Committing a major traffic offence for the second or third time does not automatically make you a habitual offender—the conviction for these three offences must have occured within the span of five years from each other in order for you to be declared a habitual traffic offender under the Road Transport (General) Act.
A major driving offence is one where death or grievous bodily harm results. If you drive furiously or recklessly, that is also a major traffic offence. Driving in a manner or at a speed that is dangerous to the public is also a major traffic offence. Driving menacingly and engaging in predatory driving are both major traffic offences.
Alcohol and drug related driving offences are also major traffic offences.

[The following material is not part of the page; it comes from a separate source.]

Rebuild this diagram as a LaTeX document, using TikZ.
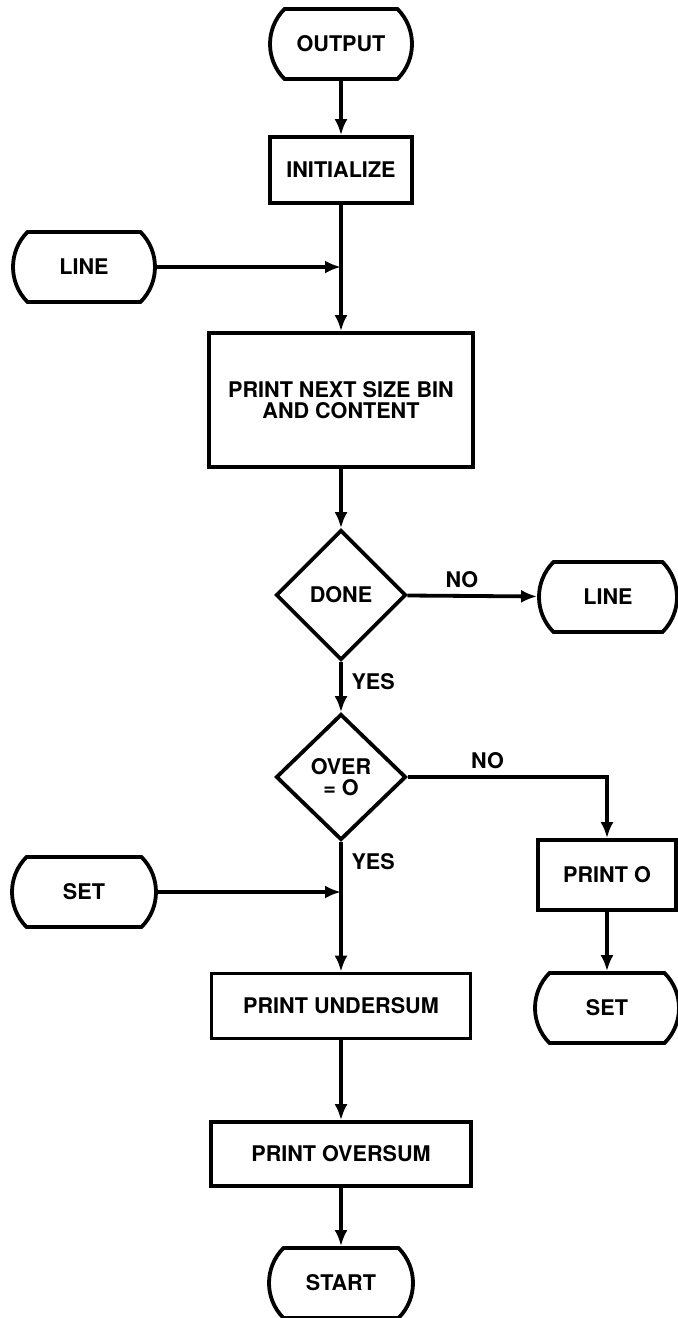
\documentclass[tikz,border=0pt]{standalone}
\usepackage{fontspec}
\setmainfont{TeX Gyre Heros}
\usetikzlibrary{shapes.misc,shapes.geometric,arrows.meta}

\begin{document}
\begin{tikzpicture}[x=0.5pt,y=-0.5pt,line width=1.9pt,
  font=\fontsize{10.8}{10.5}\selectfont\bfseries,
  term/.style={rounded rectangle,rounded rectangle arc length=90,draw,inner sep=0pt,minimum width=71pt,minimum height=35pt},
  box/.style={rectangle,draw,inner sep=0pt,align=center},
  dec/.style={diamond,draw,inner sep=0pt,aspect=1,align=center,minimum width=65pt,minimum height=65pt},
  arr/.style={-{Latex[length=8pt,width=6.5pt]}}]
\useasboundingbox (0,0) rectangle (677,1318);
% main column
\node [term] (out) at (341,44) {OUTPUT};
\node [box,minimum width=71pt,minimum height=33pt] (init) at (341,170) {INITIALIZE};
\node [term] (line1) at (84,267) {LINE};
\coordinate (j1) at (341,267);
\node [box,minimum width=132pt,minimum height=67pt] (pbin) at (341,400) {PRINT NEXT SIZE BIN\\AND CONTENT};
\node [dec] (done) at (341,595) {DONE};
\node [term,minimum width=69pt] (line2) at (608,597) {LINE};
\node [dec,minimum height=63pt] (over) at (341,777) {OVER\\= O};
\node [box,minimum width=69pt,minimum height=35pt] (print0) at (607,875) {PRINT O};
\node [term,minimum width=72pt] (set2) at (607,1008) {SET};
\node [term,minimum width=72pt] (set1) at (84,892) {SET};
\coordinate (j2) at (341,892);
\node [box,minimum width=129.5pt,minimum height=32.5pt] (under) at (341,1006) {PRINT UNDERSUM};
\node [box,minimum width=130pt,minimum height=32pt] (oversum) at (341,1154) {PRINT OVERSUM};
\node [term,minimum width=72pt] (start) at (341,1283) {START};

% connectors
\draw [arr] (out) -- (init);
\draw [arr] (init) -- (pbin);
\draw [arr] (line1) -- (j1);
\draw [arr] (pbin) -- (done);
\draw [arr] (done) -- node [above,pos=0.42] (no1) {NO} (line2);
\draw [arr] (done) -- node [right,pos=0.4,xshift=1pt] (yes1) {YES} (over);
\draw [arr] (over.east) -| node [above,pos=0.2] (no2) {NO} (print0);
\draw [arr] (print0) -- (set2);
\draw [arr] (over) -- node [right,pos=0.15,xshift=1pt] (yes2) {YES} (under);
\draw [arr] (set1) -- (j2);
\draw [arr] (under) -- (oversum);
\draw [arr] (oversum) -- (start);
\end{tikzpicture}
\end{document}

Among these are driving under the influence of drug or alcohol, driving with the prescribed concentration of alcohol, refusing to undergo a breath analysis or a drug test. Included in the list of offences for which you can be declared a habitual offender under section 198- 203 of the Road Transport (General) Act are: driving in excess of 45 km/h beyond the designated speed limit; driving whilst disqualified, driving for a second time without ever having been licensed; and conviction for similar offences in other states.
If you commit any three of these major traffic offences within the span of five years, you will be declared a habitual traffic offender. You do not need to commit one of the major traffic offences three times in a row. You can commit any three of these major traffic offences and be declared a habitual traffic offender.
If you commit one type of offence for a second or third time, the penalties that will be imposed upon you will necessarily be higher and more severe. Once you are declared a habitual traffic offender, your disqualification from driving will be for a period of five years. The five year disqualification will not take effect until after all other periods of disqualification (which have imposed consequent to the second and third convictions) have been served.
For example, if you have been penalized with disqualification for 12 months for driving with prescribed concentration of alcohol and later on you are penalized again with 12 months’ disqualification for driving in excess of 45 km/h beyond the designated speed limit; and yet again, you were penalized with disqualification for 12 months for driving whilst disqualified; and these three convictions all occurred within the span of five years, you will have to finish serving the 36 months of disqualification before you can be considered to be serving the five year disqualification.
That will make a total of eight years’ disqualification! And we are talking about just the penalty of disqualification – we have not even considered the fines or the penalty of imprisonment which you will probably be slapped with.